Su aventura veneciana duró tres años interrumpidos por sus viajes a Livorno y una creciente repulsa a los estudios “académicos”. Lupanares, bares, buhardillas de pintores fueron sus lugares preferidos, aunque tampoco se sentía bien en Livorno. Cada vez que llegaba a un lugar, ya pensaba en irse. Su irascibilidad se mostraba muy a menudo, lo que provocaba que se distanciara de sus amigos circunstanciales.
En sus noches bohemias, ebrio y acompañado de meretrices, buscaba drogas para calmar su ciclónica personalidad. Vértigo y menosprecio por la vida. Sus polémicas acababan en borrascosas reyertas. Obstinado, imperativo, no cedía un ápice en lo que mantenía. Su abuelo lo llamó “filósofo” por su voraz deseo de preguntar sin tregua.
De su paso por Venecia se han rescatado escasas piezas: dibujos, bocetos y cuadros de la familia Olper. De una excursión a las montañas de Misurina se conserva su retrato del Joven estudiante con una blusa azul.

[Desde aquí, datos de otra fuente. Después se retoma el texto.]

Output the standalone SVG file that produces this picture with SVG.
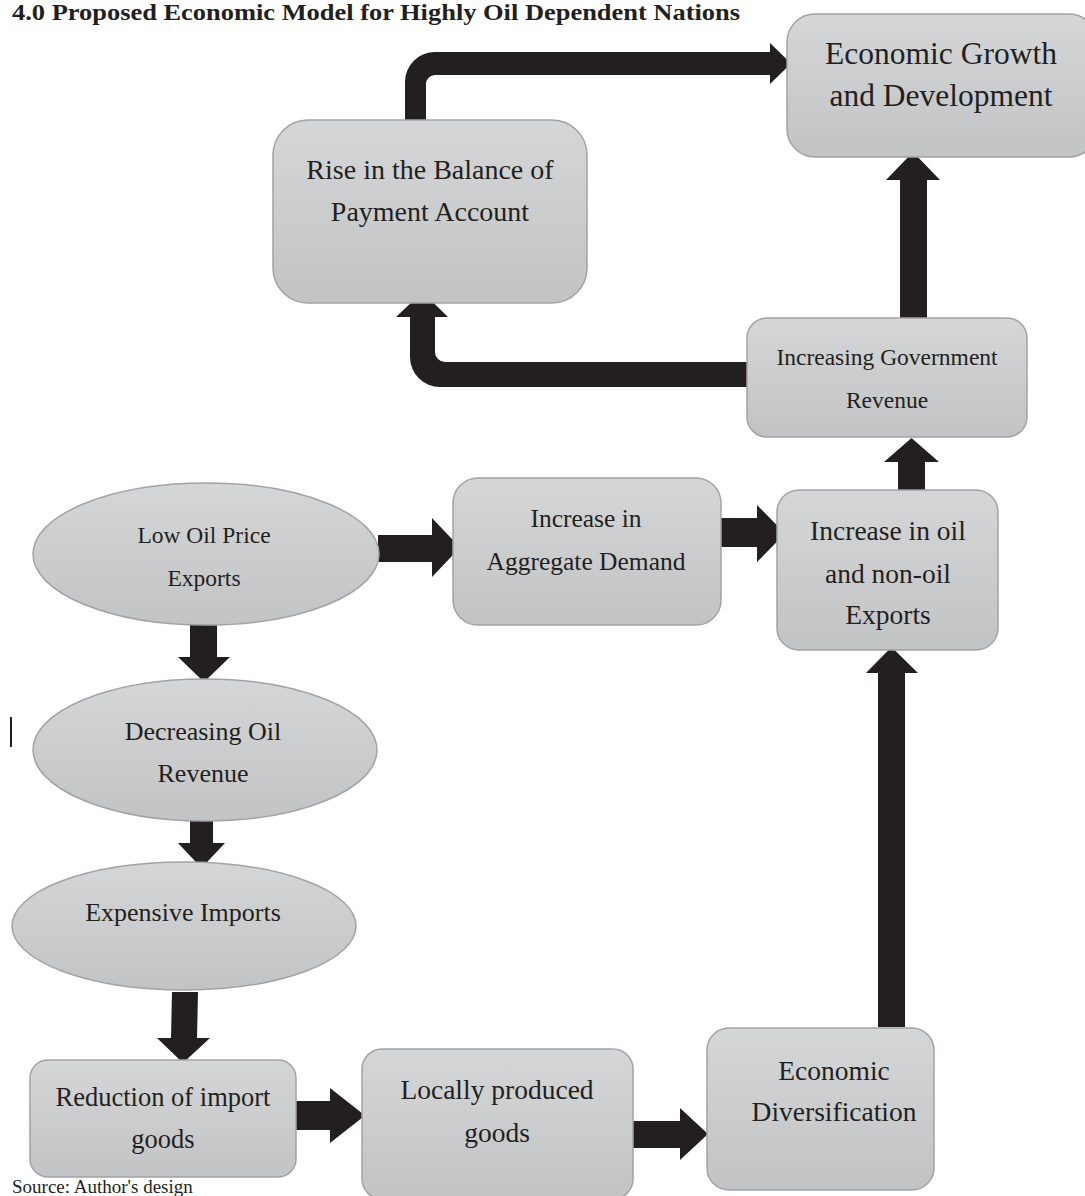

De Italia no se ha podido encontrar nada. Según testimonio de su hermana, Modigliani dibujaba y pintaba a toda hora y, apenas concluía un trabajo, lo destruía.
Violento, rencoroso, fatuo, fue el típico artista marginal subyugado por la droga que caracterizó a los artistas de fines del siglo XIX e inicios del XX, tiempo en el cual impusieron moda y modo de vivir los representantes del simbolismo y el parnasianismo franceses. Vivir los extremos, consumir lo “maldito” para morir joven y legar un cadáver hermoso. Esa fue la filosofía de vida que asumió Amedeo Modigliani, el pintor de los ojos vacíos.
En los históricos barrios bohemios parisinos grabó su silueta breve y consumida, elegante y refinada, inacabable traje de terciopelo pardo, camisa amarillenta y bufanda rosa, desafiando el ácido paso del tiempo con su desvaído sombrero estilizado, de aquellos que usaba el capitán Alatriste.